Federal officials say there is evidence a man hospitalized in Las Vegas last February for exposure to the bio-toxin ricin had been manufacturing the highly lethal substance out of storage units in West Jordan.

After being hospitalized and critically ill for ricin exposure for several months, federal officials say Roger Von Bergendorff, 57, has made a recovery. Von Bergendorff was arrested Wednesday following his release from a Las Vegas hospital.

He has been charged with possession of biological toxin — ricin, possession of unregistered firearms and possession of firearms not identified by serial number.

Speaking from a wheelchair, Bergendorff told a federal judge in his initial court appearance in Las Vegas Wednesday that it was "not in my blood" to use the deadly poison. His lawyer cut him off before he could explain.

The charges carry a possible penalty of 30 years in federal prison and a $750,000 fine. The judge ordered that Bergendorff, 57, remain in custody until a preliminary hearing May 2.

According to the charging documents, Von Bergendorff was residing at an Extended Stay America Hotel in Las Vegas when on Feb. 14 he called emergency personnel complaining he was having trouble breathing. By the time he reached the hospital he was critically ill and placed on life support.

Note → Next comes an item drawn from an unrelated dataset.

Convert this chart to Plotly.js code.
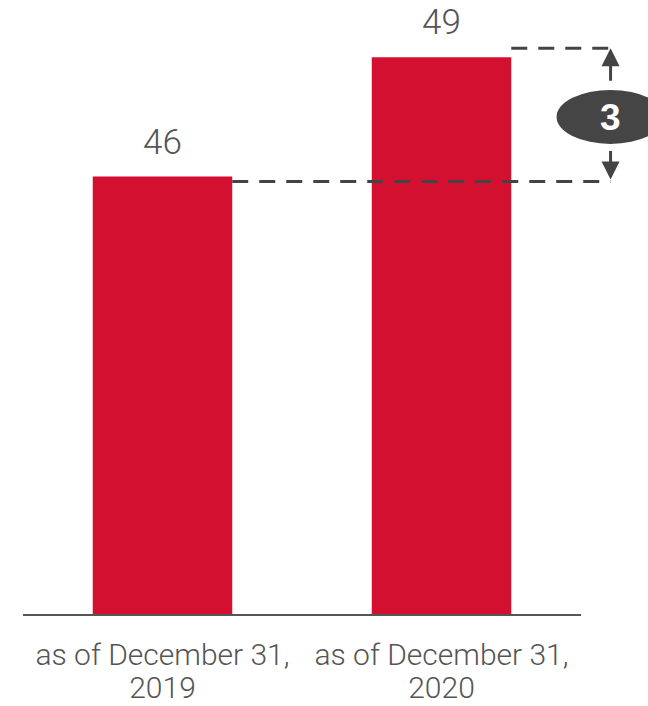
<!DOCTYPE html>
<html>
<head>
<meta charset="utf-8">
<script src="https://cdn.plot.ly/plotly-3.0.1.min.js"></script>
<style>html,body{margin:0;padding:0;background:#fff;}#chart{width:648px;height:706px;}</style>
</head>
<body>
<div id="chart"></div>
<script>
var categoryLine1 = ["as of December 31,", "as of December 31,"];
var categoryYears = ["2019", "2020"];
var values = [46, 49];
var deltaLabel = "3";

var barColor = "#D31030";
var textColor = "#555555";
var darkColor = "#444444";
var barWidth = 0.5;
var xRange = [-0.5, 1.5];
var yRange = [35, 50.44];
var arrowX = 1.053; // paper x of delta arrow

function toPaperX(v){ return (v - xRange[0]) / (xRange[1] - xRange[0]); }

var trace = {
  type: "bar",
  x: [0, 1],
  y: values,
  width: barWidth,
  marker: {color: barColor, line: {width: 0}},
  hoverinfo: "none"
};
// invisible trace to bind the second x-axis (year line of the tick labels)
var trace2 = {type: "scatter", x: [0, 1], y: values, xaxis: "x2", mode: "none", hoverinfo: "none"};

var annotations = values.map(function(v, i){
  return {x: i, y: v, xref: "x", yref: "y", text: String(v), showarrow: false,
    yanchor: "bottom", yshift: 12,
    font: {family: "Roboto", size: 35, color: textColor, weight: 300}};
});
var mid = (values[0] + values[1]) / 2;
annotations.push({xref: "paper", yref: "y", x: arrowX, y: values[1], yshift: 9, ax: 0, ay: 34,
  text: "", showarrow: true, arrowhead: 2, arrowsize: 1.2, arrowwidth: 3, arrowcolor: darkColor});
annotations.push({xref: "paper", yref: "y", x: arrowX, y: values[0], yshift: -3, ax: 0, ay: -30,
  text: "", showarrow: true, arrowhead: 2, arrowsize: 1.2, arrowwidth: 3, arrowcolor: darkColor});
annotations.push({xref: "paper", yref: "y", x: arrowX, y: mid, xanchor: "center", yanchor: "middle",
  yshift: -1, text: "<b>" + deltaLabel + "</b>", showarrow: false,
  font: {family: "Liberation Sans", size: 37, color: "#ffffff"}});

var shapes = [
  {type: "line", xref: "paper", yref: "y", x0: toPaperX(0 + barWidth/2), x1: arrowX,
   ysizemode: "pixel", yanchor: values[0], y0: -5, y1: -5,
   line: {color: darkColor, width: 3, dash: "16px,11px"}, layer: "above"},
  {type: "line", xref: "paper", yref: "y", x0: toPaperX(1 + barWidth/2), x1: arrowX,
   ysizemode: "pixel", yanchor: values[1], y0: 9, y1: 9,
   line: {color: darkColor, width: 3, dash: "16px,11px"}, layer: "above"},
  {type: "circle", xref: "paper", yref: "y", xsizemode: "pixel", ysizemode: "pixel",
   xanchor: arrowX, yanchor: mid, x0: -54, x1: 54, y0: -27, y1: 27,
   fillcolor: "#454545", line: {width: 0}, layer: "above"}
];

var tickFont = {family: "Roboto", size: 30, color: textColor, weight: 300};
var layout = {
  width: 648, height: 706,
  margin: {l: 23, r: 67, t: 0, b: 92, pad: 0},
  paper_bgcolor: "#ffffff", plot_bgcolor: "#ffffff",
  showlegend: false,
  xaxis: {range: xRange, tickmode: "array", tickvals: [0, 1], ticktext: categoryLine1,
    showline: true, linecolor: "#555555", linewidth: 2, showgrid: false, zeroline: false,
    ticks: "", ticklabelstandoff: 13, fixedrange: true, tickfont: tickFont},
  xaxis2: {overlaying: "x", side: "bottom", range: xRange, tickmode: "array", tickvals: [0, 1],
    ticktext: categoryYears, showline: false, showgrid: false, zeroline: false,
    ticks: "", ticklabelstandoff: 53, fixedrange: true, tickfont: tickFont},
  yaxis: {range: yRange, visible: false, showgrid: false, zeroline: false, fixedrange: true},
  annotations: annotations,
  shapes: shapes
};

Plotly.newPlot("chart", [trace, trace2], layout, {displayModeBar: false, staticPlot: true});
</script>
</body>
</html>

A search of his room revealed several weapons and a copy of the "Anarchist's Cookbook," which contains instructions and recipes for poisonous and dangerous items, among them instructions on how to make ricin.

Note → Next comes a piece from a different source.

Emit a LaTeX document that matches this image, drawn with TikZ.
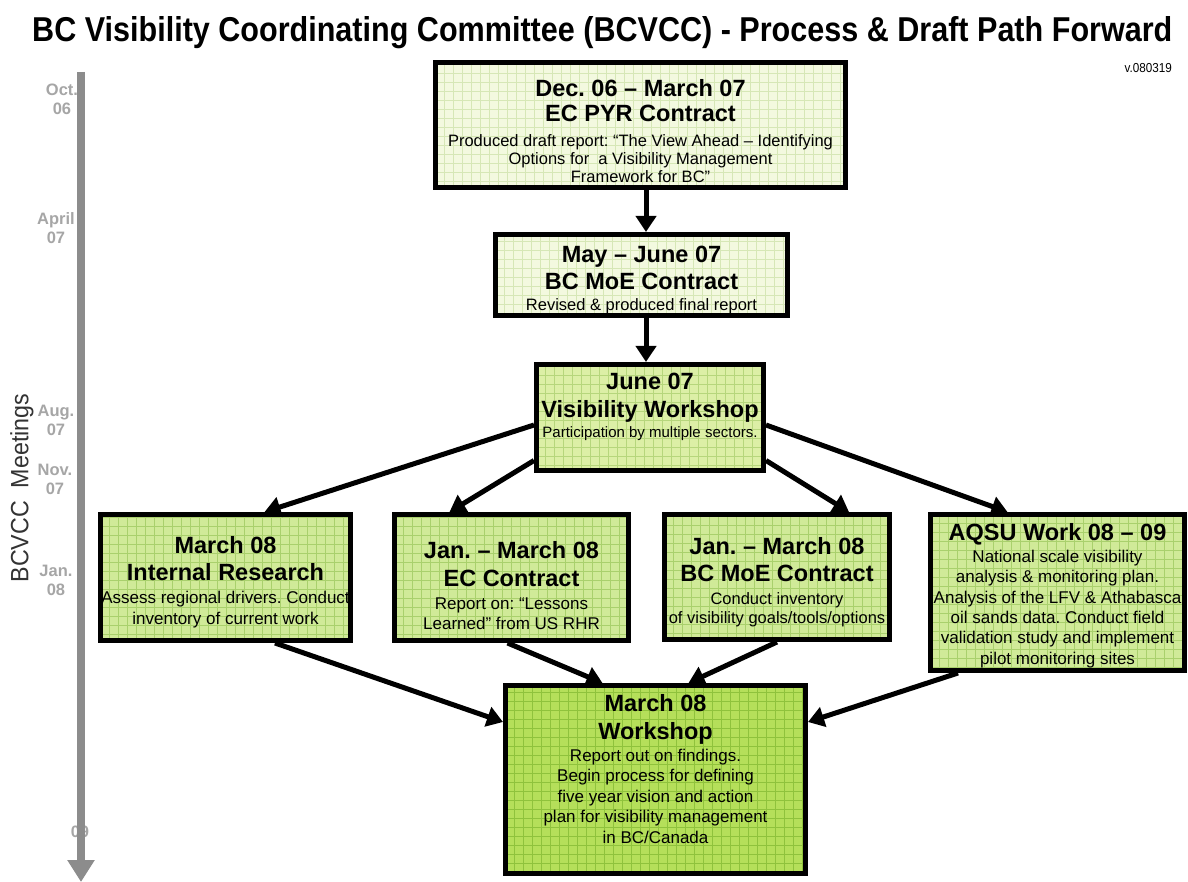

Ricin's key ingredient is mash from castor beans. Its toxic properties kill body cells on contact. Las Vegas detectives also discovered ricin, castor beans, syringes and beakers.

The case led authorities to several storage units in West Jordan. According to charging documents, Utah FBI agents found more castor beans, various chemicals used in the production of ricin, a respirator, filters, painter's mask, lab glassware, syringes and a notebook on ricin production. Agents described the preparation as "crude."

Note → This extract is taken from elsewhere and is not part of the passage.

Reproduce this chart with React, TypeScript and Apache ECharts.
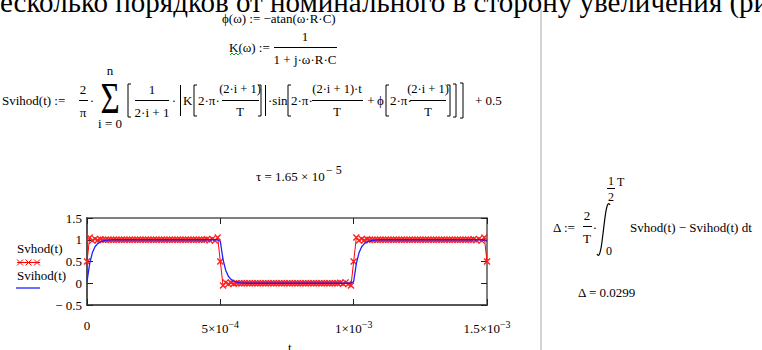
import React, { useEffect, useRef } from 'react';
import * as echarts from 'echarts';

// Sampling step of both traces (s)
const tStep = 1e-5;

// Svhod(t) — input square wave, one sample per tStep from t = 0
const svhod = [
  0.5, 1.05, 0.98, 1.02, 0.99, 1.01, 1, 1, 1, 1,
  1, 1, 1, 1, 1, 1, 1, 1, 1, 1,
  1, 1, 1, 1, 1, 1, 1, 1, 1, 1,
  1, 1, 1, 1, 1, 1, 1, 1, 1, 1,
  1, 1, 1, 1, 1, 1.01, 0.99, 1.02, 0.98, 1.05,
  0.5, -0.05, 0.02, -0.02, 0.01, -0.01, 0, 0, 0, 0,
  0, 0, 0, 0, 0, 0, 0, 0, 0, 0,
  0, 0, 0, 0, 0, 0, 0, 0, 0, 0,
  0, 0, 0, 0, 0, 0, 0, 0, 0, 0,
  0, 0, 0, 0, 0, 0.01, -0.01, 0.02, -0.02, -0.05,
  0.5, 1.05, 0.98, 1.02, 0.99, 1.01, 1, 1, 1, 1,
  1, 1, 1, 1, 1, 1, 1, 1, 1, 1,
  1, 1, 1, 1, 1, 1, 1, 1, 1, 1,
  1, 1, 1, 1, 1, 1, 1, 1, 1, 1,
  1, 1, 1, 1, 1, 1.01, 0.99, 1.02, 0.98, 1.05,
  0.5,
];

// Svihod(t) — RC output, same sampling
const svihod = [
  0.04, 0.45, 0.7, 0.84, 0.91, 0.95, 0.97, 0.985, 0.99, 0.995,
  1, 1, 1, 1, 1, 1, 1, 1, 1, 1,
  1, 1, 1, 1, 1, 1, 1, 1, 1, 1,
  1, 1, 1, 1, 1, 1, 1, 1, 1, 1,
  1, 1, 1, 1, 1, 1, 1, 1, 1, 1,
  0.96, 0.55, 0.3, 0.16, 0.09, 0.05, 0.03, 0.015, 0.01, 0.005,
  0, 0, 0, 0, 0, 0, 0, 0, 0, 0,
  0, 0, 0, 0, 0, 0, 0, 0, 0, 0,
  0, 0, 0, 0, 0, 0, 0, 0, 0, 0,
  0, 0, 0, 0, 0, 0, 0, 0, 0, 0,
  0.04, 0.45, 0.7, 0.84, 0.91, 0.95, 0.97, 0.985, 0.99, 0.995,
  1, 1, 1, 1, 1, 1, 1, 1, 1, 1,
  1, 1, 1, 1, 1, 1, 1, 1, 1, 1,
  1, 1, 1, 1, 1, 1, 1, 1, 1, 1,
  1, 1, 1, 1, 1, 1, 1, 1, 1, 1,
  0.96,
];

const xTickLabels = ['0', '{b|5×10}{e|−4}', '{b|1×10}{e|−3}', '{b|1.5×10}{e|−3}'];
const yTickLabels = ['− 0.5', '0', '0.5', '1', '1.5'];
const seriesNames = ['Svhod(t)', 'Svihod(t)'];

const FONT = "'Liberation Serif', 'Times New Roman', 'DejaVu Serif', serif";
const CROSS = 'path://M0,1.4L1.4,0L10,8.6L8.6,10Z M8.6,0L10,1.4L1.4,10L0,8.6Z';

type Opt = { size?: number; align?: string; va?: string; color?: string; scaleX?: number };

function txt(text: string, x: number, y: number, o: Opt = {}) {
  const size = o.size ?? 13;
  return {
    type: 'text',
    x,
    y,
    scaleX: o.scaleX ?? 1,
    silent: true,
    style: {
      text,
      fill: o.color ?? '#000',
      font: `${size}px ${FONT}`,
      fontFamily: FONT,
      fontSize: size,
      align: o.align ?? 'left',
      verticalAlign: o.va ?? 'middle',
    },
  };
}

function hline(x1: number, x2: number, y: number, w = 1, color = '#000') {
  return { type: 'line', silent: true, shape: { x1, y1: y, x2, y2: y }, style: { stroke: color, lineWidth: w } };
}

function vline(x: number, y1: number, y2: number, w = 1, color = '#000') {
  return { type: 'line', silent: true, shape: { x1: x, y1, x2: x, y2 }, style: { stroke: color, lineWidth: w } };
}

// square bracket; dir = 1 opens right "[", -1 opens left "]"
function bracket(x: number, y1: number, y2: number, dir: number) {
  return {
    type: 'polyline',
    silent: true,
    shape: { points: [[x + 3 * dir, y1], [x, y1], [x, y2], [x + 3 * dir, y2]] },
    style: { stroke: '#000', lineWidth: 1, fill: null },
  };
}

function frac(num: string, den: string, cx: number, x1: number, x2: number, y: number, size = 13) {
  return [
    txt(num, cx, y - 11, { align: 'center', size }),
    hline(x1, x2, y + 0.5),
    txt(den, cx, y + 12, { align: 'center', size }),
  ];
}

function cross(cx: number, cy: number, r: number, color: string) {
  return [
    { type: 'line', silent: true, shape: { x1: cx - r, y1: cy - r, x2: cx + r, y2: cy + r }, style: { stroke: color, lineWidth: 1 } },
    { type: 'line', silent: true, shape: { x1: cx - r, y1: cy + r, x2: cx + r, y2: cy - r }, style: { stroke: color, lineWidth: 1 } },
  ];
}

function buildGraphics() {
  const Y = 100; // axis line of the Svihod definition
  const els: any[] = [];

  // running paragraph text above the worksheet
  els.push(txt('несколько порядков от номинального в сторону увеличения (рис', -15.5, 16, { size: 29, va: 'bottom' }));

  // worksheet page boundary
  els.push(vline(541, 10, 350, 1.5, '#c4c4c4'));

  // phi(w)
  els.push(txt('ϕ(ω) := −atan(ω·R·C)', 222, 18));

  // K(w)
  els.push(txt('K(ω) :=', 229, 47));
  els.push(...frac('1', '1 + j·ω·R·C', 305, 274, 337, 47));
  els.push({
    type: 'polyline',
    silent: true,
    shape: { points: [[230, 55], [232, 53], [234, 55], [236, 53], [238, 55], [240, 53]] },
    style: { stroke: '#1fa01f', lineWidth: 1, fill: null },
  });

  // Svihod(t)
  els.push(txt('Svihod(t) :=', 2, Y));
  els.push(...frac('2', 'π', 83, 79, 88, Y));
  els.push(txt('·', 92, Y, { align: 'center' }));
  els.push(txt('Σ', 110, Y - 2, { size: 44, align: 'center', scaleX: 0.75 }));
  els.push(txt('n', 110, Y - 30, { align: 'center' }));
  els.push(txt('i = 0', 110, Y + 23, { align: 'center' }));
  els.push(bracket(128, Y - 16, Y + 17, 1));
  els.push(...frac('1', '2·i + 1', 152, 135, 169, Y));
  els.push(txt('·', 174, Y, { align: 'center' }));
  els.push(vline(180.5, Y - 15, Y + 16));
  els.push(txt('K', 183, Y));
  els.push(bracket(194, Y - 15, Y + 16, 1));
  els.push(txt('2·π·', 198, Y));
  els.push(...frac('(2·i + 1)', 'T', 240, 222, 259, Y, 12.5));
  els.push(bracket(261, Y - 15, Y + 16, -1));
  els.push(vline(265.5, Y - 15, Y + 16));
  els.push(txt('·sin', 268, Y));
  els.push(bracket(288, Y - 15, Y + 16, 1));
  els.push(txt('2·π·', 291, Y));
  els.push(...frac('(2·i + 1)·t', 'T', 337, 312, 363, Y, 12.5));
  els.push(txt('+', 371, Y, { align: 'center' }));
  els.push(txt('ϕ', 377, Y));
  els.push(bracket(386, Y - 15, Y + 16, 1));
  els.push(txt('2·π·', 390, Y));
  els.push(...frac('(2·i + 1)', 'T', 428, 410, 446, Y, 12.5));
  els.push(bracket(450, Y - 15, Y + 16, -1));
  els.push(bracket(456, Y - 16, Y + 17, -1));
  els.push(bracket(463, Y - 17, Y + 18, -1));
  els.push(txt('+ 0.5', 475, Y));

  // tau
  els.push(txt('τ = 1.65 × 10', 256, 176));
  els.push(txt('− 5', 326, 170, { size: 12 }));

  // trace legend beside the plot
  els.push(txt(seriesNames[0], 17, 248));
  els.push(hline(17, 40, 262.5, 1, '#ff0000'));
  els.push(...cross(20, 262.5, 3, '#ff0000'));
  els.push(...cross(28.5, 262.5, 3, '#ff0000'));
  els.push(...cross(37, 262.5, 3, '#ff0000'));
  els.push(txt(seriesNames[1], 17, 275));
  els.push(hline(16, 40, 288, 1.3, '#1f1fff'));

  // x axis name
  els.push(txt('t', 288, 341, { va: 'top' }));

  // Delta definition
  const D = 227;
  els.push(txt('Δ :=', 553, D));
  els.push(...frac('2', 'T', 587, 583, 592, D - 1));
  els.push(txt('·', 595, D, { align: 'center' }));
  els.push({
    type: 'bezierCurve',
    silent: true,
    shape: { x1: 610, y1: D - 22, x2: 597, y2: D + 27, cpx1: 604, cpy1: D - 34, cpx2: 603, cpy2: D + 39 },
    style: { stroke: '#000', lineWidth: 1.2, fill: null },
  });
  els.push(txt('1', 611, D - 46, { align: 'center', size: 12 }));
  els.push(hline(607, 615, D - 38.5));
  els.push(txt('2', 611, D - 30, { align: 'center', size: 12 }));
  els.push(txt('T', 617, D - 45, { size: 12 }));
  els.push(txt('0', 609, D + 24, { align: 'center', size: 12 }));
  els.push(txt('Svhod(t) − Svihod(t) dt', 630, D));
  els.push(txt('Δ = 0.0299', 578, 292));

  return els;
}

export default function App() {
  const ref = useRef<HTMLDivElement>(null);

  useEffect(() => {
    if (!ref.current) return;
    const chart = echarts.init(ref.current, null, { renderer: 'svg' });

    const axisLineStyle = { color: '#555', width: 1.5 };
    const tickStyle = { show: true, inside: true, length: 6, lineStyle: { color: '#222', width: 1 } };

    chart.setOption({
      animation: false,
      backgroundColor: '#fff',
      textStyle: { fontFamily: FONT },
      grid: { left: 87, top: 218, width: 400, height: 87, containLabel: false },
      xAxis: [
        {
          type: 'value',
          min: 0,
          max: 0.0015,
          interval: 0.0005,
          position: 'bottom',
          axisLine: { show: true, onZero: false, lineStyle: { color: '#555', width: 2 } },
          axisTick: tickStyle,
          splitLine: { show: false },
          axisLabel: {
            margin: 14,
            color: '#000',
            fontFamily: FONT,
            fontSize: 13,
            formatter: (v: number) => xTickLabels[Math.round(v / 0.0005)] ?? '',
            rich: {
              b: { fontFamily: FONT, fontSize: 13, color: '#000' },
              e: { fontFamily: FONT, fontSize: 10, color: '#000', padding: [0, 0, 9, 0] },
            },
          },
        },
        {
          type: 'value',
          min: 0,
          max: 0.0015,
          interval: 0.0005,
          position: 'top',
          axisLine: { show: true, onZero: false, lineStyle: axisLineStyle },
          axisTick: tickStyle,
          axisLabel: { show: false },
          splitLine: { show: false },
        },
      ],
      yAxis: [
        {
          type: 'value',
          min: -0.5,
          max: 1.5,
          interval: 0.5,
          position: 'left',
          axisLine: { show: true, onZero: false, lineStyle: { color: '#555', width: 2 } },
          axisTick: tickStyle,
          splitLine: { show: false },
          axisLabel: {
            margin: 5,
            color: '#000',
            fontFamily: FONT,
            fontSize: 13,
            formatter: (v: number) => yTickLabels[Math.round((v + 0.5) / 0.5)] ?? '',
          },
        },
        {
          type: 'value',
          min: -0.5,
          max: 1.5,
          interval: 0.5,
          position: 'right',
          axisLine: { show: true, onZero: false, lineStyle: axisLineStyle },
          axisTick: tickStyle,
          axisLabel: { show: false },
          splitLine: { show: false },
        },
      ],
      series: [
        {
          name: seriesNames[0],
          type: 'line',
          data: svhod.map((v, i) => [i * tStep, v]),
          symbol: CROSS,
          symbolSize: 7,
          showSymbol: true,
          showAllSymbol: true,
          itemStyle: { color: '#ff2020' },
          lineStyle: { color: '#ff0000', width: 1 },
          z: 2,
        },
        {
          name: seriesNames[1],
          type: 'line',
          data: svihod.map((v, i) => [i * tStep, v]),
          symbol: 'none',
          lineStyle: { color: '#1f1fff', width: 1.3 },
          z: 3,
        },
      ],
      graphic: { elements: buildGraphics() },
    });

    return () => chart.dispose();
  }, []);

  return (
    <div
      ref={ref}
      style={{ position: 'absolute', left: 0, top: 0, width: 762, height: 350, background: '#fff' }}
    />
  );
}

Cancer research is the only legal use for ricin, which has no antidote and can be lethal in amounts the size of the head of a pin. Authorities do not allege Bergendorff's possession of ricin had anything to do with terrorism, according to court documents.

During interviews with agents, Von Bergendorff said he had experimented with an injection device disguised as a pen and described it as "sick stuff." He also told agents that he had first made ricin when he lived in San Diego in the late 1990s but that he was experimenting and never intended to use it.

Von Bergendorff said he prided himself as being an inventor of dangerous things and told agents he had also made firearms silencers and dabbled in counterfeiting.

In a January 2007 last will and testament, Von Bergendorff left instructions for family members to take things out of the Utah storage units. "Tom, or whoever is closest to my storage unit; should go immediately and remove all of the valuables ... otherwise the IRS or other entity might get them."

Earlier this month, Von Bergendorff's cousin, 54-year-old Thomas Tholen of Riverton, was indicted by a federal grand jury here in Utah on charges that he lied to investigators to cover up the crime.

Federal officials claim when Tholen cleaned out Von Bergendorff's room in Las Vegas, he discovered vials of ricin and took them to the motel office. Six people had to be decontaminated when it was learned it was a deadly toxin. Tholen's family was also decontaminated when they arrived at their home in Riverton. Von Bergendorff had lived with his cousin for a time.

Tholen is scheduled to appear in federal court in Salt Lake City on April 29.